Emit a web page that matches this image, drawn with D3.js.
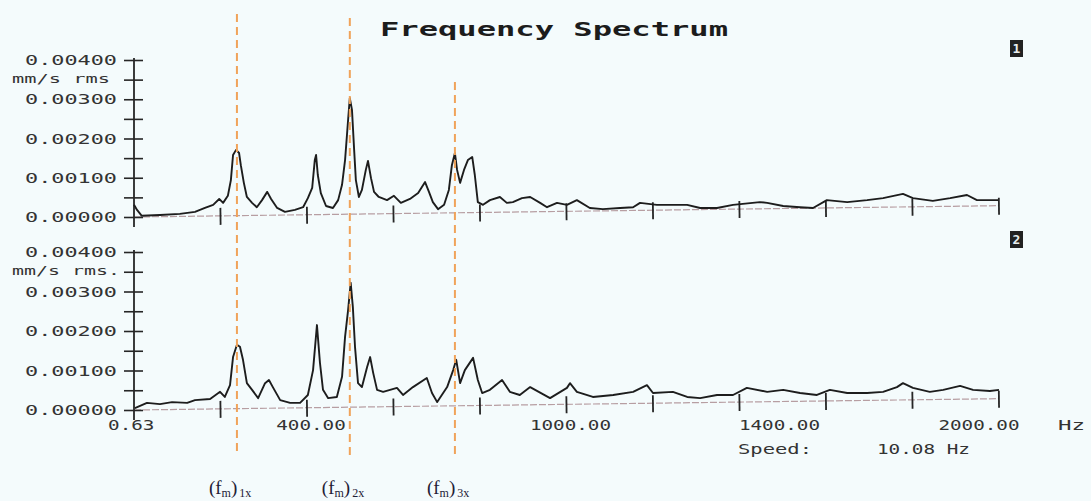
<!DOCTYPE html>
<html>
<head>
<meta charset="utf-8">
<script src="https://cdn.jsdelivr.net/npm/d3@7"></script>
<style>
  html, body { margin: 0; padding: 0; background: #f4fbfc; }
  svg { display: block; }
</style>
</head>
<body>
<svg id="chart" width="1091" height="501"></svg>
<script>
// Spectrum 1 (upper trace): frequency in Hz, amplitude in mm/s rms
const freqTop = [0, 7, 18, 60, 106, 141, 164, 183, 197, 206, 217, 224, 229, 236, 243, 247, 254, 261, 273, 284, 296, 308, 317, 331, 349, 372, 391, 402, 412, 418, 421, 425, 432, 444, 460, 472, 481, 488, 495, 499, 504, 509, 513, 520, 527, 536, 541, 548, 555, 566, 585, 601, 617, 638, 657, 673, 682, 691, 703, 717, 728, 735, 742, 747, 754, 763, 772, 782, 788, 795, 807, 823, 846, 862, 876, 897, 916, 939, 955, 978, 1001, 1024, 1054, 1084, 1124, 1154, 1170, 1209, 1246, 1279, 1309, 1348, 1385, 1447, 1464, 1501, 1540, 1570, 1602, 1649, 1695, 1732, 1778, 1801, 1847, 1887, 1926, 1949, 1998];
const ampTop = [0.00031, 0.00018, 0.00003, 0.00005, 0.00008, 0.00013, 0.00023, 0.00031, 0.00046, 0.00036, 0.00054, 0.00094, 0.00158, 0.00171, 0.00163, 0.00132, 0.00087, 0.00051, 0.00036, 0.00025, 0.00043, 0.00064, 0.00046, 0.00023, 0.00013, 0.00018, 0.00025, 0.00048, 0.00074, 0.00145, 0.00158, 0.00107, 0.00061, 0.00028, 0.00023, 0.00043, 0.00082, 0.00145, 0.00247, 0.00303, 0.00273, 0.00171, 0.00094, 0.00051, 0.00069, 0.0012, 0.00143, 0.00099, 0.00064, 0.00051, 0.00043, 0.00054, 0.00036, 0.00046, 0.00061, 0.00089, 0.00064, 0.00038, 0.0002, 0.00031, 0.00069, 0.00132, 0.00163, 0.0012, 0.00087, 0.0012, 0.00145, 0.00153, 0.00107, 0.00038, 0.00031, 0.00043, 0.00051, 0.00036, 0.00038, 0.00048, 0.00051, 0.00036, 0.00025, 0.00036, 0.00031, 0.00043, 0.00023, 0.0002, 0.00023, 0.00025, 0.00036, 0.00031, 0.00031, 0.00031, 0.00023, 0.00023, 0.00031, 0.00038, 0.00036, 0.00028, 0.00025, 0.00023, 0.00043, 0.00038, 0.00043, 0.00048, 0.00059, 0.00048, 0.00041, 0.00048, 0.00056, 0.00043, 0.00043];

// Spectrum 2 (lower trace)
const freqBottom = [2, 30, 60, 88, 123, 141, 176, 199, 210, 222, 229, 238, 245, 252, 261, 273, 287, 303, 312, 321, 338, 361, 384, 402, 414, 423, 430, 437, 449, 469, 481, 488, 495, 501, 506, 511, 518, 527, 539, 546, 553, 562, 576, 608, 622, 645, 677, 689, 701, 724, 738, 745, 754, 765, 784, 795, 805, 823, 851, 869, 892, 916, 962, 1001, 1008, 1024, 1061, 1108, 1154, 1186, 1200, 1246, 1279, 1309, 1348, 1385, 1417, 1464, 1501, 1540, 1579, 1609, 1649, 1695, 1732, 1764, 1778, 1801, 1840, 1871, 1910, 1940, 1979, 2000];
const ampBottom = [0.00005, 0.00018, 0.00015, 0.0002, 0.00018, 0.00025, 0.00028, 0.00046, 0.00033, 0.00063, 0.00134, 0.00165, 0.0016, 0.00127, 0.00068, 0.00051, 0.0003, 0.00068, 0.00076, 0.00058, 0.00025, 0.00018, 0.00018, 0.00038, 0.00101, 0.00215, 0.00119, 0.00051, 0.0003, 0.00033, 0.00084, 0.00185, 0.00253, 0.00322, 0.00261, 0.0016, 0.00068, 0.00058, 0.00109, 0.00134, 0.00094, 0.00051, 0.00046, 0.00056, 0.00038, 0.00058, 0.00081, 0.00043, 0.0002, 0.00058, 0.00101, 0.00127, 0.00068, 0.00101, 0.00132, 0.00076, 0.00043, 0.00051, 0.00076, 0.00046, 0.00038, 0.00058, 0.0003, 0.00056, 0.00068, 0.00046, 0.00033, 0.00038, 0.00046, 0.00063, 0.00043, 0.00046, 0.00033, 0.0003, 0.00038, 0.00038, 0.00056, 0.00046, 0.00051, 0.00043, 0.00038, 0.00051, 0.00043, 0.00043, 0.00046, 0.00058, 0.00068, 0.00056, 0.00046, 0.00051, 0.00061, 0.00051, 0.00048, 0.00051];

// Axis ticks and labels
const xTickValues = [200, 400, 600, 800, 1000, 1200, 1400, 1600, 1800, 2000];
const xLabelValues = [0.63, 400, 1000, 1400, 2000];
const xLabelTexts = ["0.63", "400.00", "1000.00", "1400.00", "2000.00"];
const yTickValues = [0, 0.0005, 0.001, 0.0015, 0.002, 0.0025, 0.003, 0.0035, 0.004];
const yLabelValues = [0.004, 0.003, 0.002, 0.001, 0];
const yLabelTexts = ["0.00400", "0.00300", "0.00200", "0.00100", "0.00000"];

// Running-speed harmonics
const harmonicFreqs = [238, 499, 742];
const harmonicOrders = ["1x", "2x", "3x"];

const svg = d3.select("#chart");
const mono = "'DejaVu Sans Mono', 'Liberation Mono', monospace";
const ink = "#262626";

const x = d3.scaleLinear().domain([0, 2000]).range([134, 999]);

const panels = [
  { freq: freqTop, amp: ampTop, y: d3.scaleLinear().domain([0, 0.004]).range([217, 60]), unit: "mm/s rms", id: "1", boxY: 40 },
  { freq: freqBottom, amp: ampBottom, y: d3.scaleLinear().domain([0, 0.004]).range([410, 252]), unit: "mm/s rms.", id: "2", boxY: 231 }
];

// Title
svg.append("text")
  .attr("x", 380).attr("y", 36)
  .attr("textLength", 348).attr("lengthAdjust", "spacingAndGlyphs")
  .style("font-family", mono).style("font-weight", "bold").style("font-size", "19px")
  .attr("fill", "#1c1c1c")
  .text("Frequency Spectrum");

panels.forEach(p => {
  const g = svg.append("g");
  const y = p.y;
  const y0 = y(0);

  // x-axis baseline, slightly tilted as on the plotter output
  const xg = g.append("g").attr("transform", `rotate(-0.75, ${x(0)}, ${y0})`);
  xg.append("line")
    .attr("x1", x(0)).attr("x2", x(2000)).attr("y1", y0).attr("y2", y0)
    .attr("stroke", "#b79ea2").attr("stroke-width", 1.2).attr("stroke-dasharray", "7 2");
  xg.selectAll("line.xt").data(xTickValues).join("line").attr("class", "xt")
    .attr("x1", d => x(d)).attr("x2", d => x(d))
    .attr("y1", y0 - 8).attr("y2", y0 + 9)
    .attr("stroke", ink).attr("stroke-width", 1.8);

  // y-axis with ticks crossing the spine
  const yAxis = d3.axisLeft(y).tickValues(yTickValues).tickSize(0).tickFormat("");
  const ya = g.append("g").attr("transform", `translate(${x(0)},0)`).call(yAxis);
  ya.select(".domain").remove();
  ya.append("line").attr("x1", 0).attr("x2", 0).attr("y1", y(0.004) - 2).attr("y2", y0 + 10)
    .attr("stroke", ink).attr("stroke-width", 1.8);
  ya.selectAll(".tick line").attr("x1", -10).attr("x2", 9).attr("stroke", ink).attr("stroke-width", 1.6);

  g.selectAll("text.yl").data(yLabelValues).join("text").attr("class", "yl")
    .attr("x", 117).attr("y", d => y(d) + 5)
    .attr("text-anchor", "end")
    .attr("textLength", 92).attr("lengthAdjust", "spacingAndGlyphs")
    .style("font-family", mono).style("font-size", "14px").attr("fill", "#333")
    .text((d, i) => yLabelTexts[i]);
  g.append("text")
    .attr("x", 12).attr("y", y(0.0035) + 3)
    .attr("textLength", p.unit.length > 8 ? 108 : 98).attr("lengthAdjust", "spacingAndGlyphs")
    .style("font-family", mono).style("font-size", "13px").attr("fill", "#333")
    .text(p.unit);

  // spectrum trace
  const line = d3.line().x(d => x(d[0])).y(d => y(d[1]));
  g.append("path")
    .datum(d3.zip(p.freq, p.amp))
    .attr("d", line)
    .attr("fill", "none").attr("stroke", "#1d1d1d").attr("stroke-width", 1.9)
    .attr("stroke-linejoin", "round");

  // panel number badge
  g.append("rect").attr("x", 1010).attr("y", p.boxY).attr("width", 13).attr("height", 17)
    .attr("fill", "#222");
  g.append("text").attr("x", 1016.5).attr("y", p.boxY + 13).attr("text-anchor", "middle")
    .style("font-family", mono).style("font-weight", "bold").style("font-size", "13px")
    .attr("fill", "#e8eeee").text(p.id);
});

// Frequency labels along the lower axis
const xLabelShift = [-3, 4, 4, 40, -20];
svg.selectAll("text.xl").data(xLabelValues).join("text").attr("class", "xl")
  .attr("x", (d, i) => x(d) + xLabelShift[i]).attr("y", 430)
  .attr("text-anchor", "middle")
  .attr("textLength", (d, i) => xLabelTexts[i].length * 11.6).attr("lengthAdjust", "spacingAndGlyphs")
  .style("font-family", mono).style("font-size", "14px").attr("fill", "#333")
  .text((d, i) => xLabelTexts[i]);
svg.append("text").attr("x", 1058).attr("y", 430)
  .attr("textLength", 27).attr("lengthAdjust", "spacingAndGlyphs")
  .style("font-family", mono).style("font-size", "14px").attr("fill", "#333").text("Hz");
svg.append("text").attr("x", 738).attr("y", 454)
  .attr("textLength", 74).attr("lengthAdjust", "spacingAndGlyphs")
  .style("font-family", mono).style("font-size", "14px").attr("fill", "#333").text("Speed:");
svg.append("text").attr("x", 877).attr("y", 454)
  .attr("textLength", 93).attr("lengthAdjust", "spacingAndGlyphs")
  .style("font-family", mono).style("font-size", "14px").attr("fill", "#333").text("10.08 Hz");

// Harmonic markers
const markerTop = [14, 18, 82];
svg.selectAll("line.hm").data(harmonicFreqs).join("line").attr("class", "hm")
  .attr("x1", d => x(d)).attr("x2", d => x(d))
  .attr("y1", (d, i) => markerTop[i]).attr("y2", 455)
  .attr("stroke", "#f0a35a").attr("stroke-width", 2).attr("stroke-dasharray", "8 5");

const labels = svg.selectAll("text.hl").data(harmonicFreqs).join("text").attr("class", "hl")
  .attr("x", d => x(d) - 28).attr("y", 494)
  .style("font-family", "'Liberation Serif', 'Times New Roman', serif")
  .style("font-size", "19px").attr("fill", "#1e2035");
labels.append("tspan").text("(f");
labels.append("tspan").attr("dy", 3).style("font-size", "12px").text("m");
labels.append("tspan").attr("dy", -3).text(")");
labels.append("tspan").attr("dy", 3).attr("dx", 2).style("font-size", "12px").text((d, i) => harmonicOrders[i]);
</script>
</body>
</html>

◆ Goal of the exercise
Show the lines of the material that contain the word "with".

◆ Problem solution
Emit a web page that matches this image, drawn with D3.js.
  // y-axis with ticks crossing the spine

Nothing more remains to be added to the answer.